John Kang ’23: Professional Editing Workshop
Acquiring training and practice of the “invisible art.” A 6-week online Manhattan Editing Workshop provides a walkthrough of post-production techniques with courses and resources.
About the Project
In the world of filmmaking, perhaps the role that has the greatest influence on the outcome of the film yet whose work is least visible is that of the editor. Often known as “the invisible art”, a master of the craft will create a cut that immerses the viewer in the story while simultaneously diminishing their fingerprints on the film. As an aspiring filmmaker, it’s not lost on me that a whole host of masters of the craft—such as the Coen brothers, Chloé Zhao, and Alfonso Cuarón—take to editing their own films because to pass off the film to an editor means passing up much of their vision as well.

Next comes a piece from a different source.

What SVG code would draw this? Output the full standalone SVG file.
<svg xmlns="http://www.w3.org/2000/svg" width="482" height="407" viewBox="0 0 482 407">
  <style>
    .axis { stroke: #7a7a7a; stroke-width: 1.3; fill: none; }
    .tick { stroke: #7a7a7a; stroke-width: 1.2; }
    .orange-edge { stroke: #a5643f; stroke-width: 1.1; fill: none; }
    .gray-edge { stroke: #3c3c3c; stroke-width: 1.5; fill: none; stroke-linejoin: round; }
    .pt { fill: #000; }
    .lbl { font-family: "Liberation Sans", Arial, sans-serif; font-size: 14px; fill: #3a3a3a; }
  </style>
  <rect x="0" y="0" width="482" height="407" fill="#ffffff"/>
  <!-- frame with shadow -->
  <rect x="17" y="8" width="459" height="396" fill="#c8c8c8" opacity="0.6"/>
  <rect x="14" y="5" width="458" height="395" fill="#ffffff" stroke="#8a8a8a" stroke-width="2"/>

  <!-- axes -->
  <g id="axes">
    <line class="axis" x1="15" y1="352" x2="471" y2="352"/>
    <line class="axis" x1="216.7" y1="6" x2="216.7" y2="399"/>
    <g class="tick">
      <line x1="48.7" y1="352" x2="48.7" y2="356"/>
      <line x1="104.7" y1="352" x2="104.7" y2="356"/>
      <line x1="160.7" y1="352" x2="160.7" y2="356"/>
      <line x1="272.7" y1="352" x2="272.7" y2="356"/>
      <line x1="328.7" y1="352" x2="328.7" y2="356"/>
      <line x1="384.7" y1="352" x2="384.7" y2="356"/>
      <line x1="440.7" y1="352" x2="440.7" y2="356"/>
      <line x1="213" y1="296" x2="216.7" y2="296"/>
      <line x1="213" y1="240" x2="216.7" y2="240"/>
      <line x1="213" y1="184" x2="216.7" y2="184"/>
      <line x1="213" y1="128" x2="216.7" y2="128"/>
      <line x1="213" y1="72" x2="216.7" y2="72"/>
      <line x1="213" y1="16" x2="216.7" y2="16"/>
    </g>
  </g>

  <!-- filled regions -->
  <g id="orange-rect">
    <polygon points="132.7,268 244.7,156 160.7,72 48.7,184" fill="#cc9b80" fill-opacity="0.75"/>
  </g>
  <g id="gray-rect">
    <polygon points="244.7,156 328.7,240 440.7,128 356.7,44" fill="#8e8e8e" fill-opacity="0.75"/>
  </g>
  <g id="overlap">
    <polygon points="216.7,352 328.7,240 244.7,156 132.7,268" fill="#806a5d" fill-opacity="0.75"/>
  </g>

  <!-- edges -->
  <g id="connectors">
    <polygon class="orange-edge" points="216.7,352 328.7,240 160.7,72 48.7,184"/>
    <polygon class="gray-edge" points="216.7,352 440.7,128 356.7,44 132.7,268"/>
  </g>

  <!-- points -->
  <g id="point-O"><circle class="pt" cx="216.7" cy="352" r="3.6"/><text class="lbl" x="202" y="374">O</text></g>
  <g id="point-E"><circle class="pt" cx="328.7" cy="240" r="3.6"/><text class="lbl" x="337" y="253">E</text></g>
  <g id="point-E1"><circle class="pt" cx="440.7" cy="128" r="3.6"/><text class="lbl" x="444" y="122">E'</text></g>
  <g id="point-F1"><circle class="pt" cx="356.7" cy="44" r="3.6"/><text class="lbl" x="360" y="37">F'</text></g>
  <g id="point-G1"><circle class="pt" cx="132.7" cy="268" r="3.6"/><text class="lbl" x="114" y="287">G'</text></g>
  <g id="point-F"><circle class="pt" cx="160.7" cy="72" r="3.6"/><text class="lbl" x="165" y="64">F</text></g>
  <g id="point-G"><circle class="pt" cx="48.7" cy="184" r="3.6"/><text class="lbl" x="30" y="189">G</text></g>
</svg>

This summer, I had the privilege of participating in Manhattan Editing Workshop’s Six Week Intensive Online Workshop, a deep-dive into the technique and art behind film post-production at an editing school based in New York. The six-week program curated and presented students with the resources and time to exhaustively cover Adobe Premiere Pro, an industry standard and Duke’s video editing software of choice, as well as Avid Media Composer—another widely-accepted industry standard. Covering aspects of the intricacies of color correction, sound design, and editing various genres (comedies, documentaries, commercials, etc.) were explored through exercises mimicking the work of an editor.
The workshop also presented opportunities to build community between the students, instructors, and working editors throughout the six weeks. By attending classes daily, screening and receiving feedback on personal works weekly, and having conversations with Myron Kerstein—editor of tick, tick… BOOM!, Crazy Rich Asians, and In the Heights—the community of editors that has blossomed through this experience has become an invaluable source of advice, inspiration, and collaborative spirit.
As I look ahead to the rest of my time at Duke and beyond, I have no doubts that this experience will inform how I approach sharing stories through the medium. In an industry that rewards stardom and profitability, I hope to be a proponent of the importance of the craft while continuing to expand my capabilities as a multi-hyphenate creator.
What changes did you notice in your summer experience due to COVID-19?
While the workshop would have taken place in New York before the onset of COVID, the virtual platform opened up opportunities to explore my interests in the production aspects of filmmaking in L.A. in conjunction with editing intensive.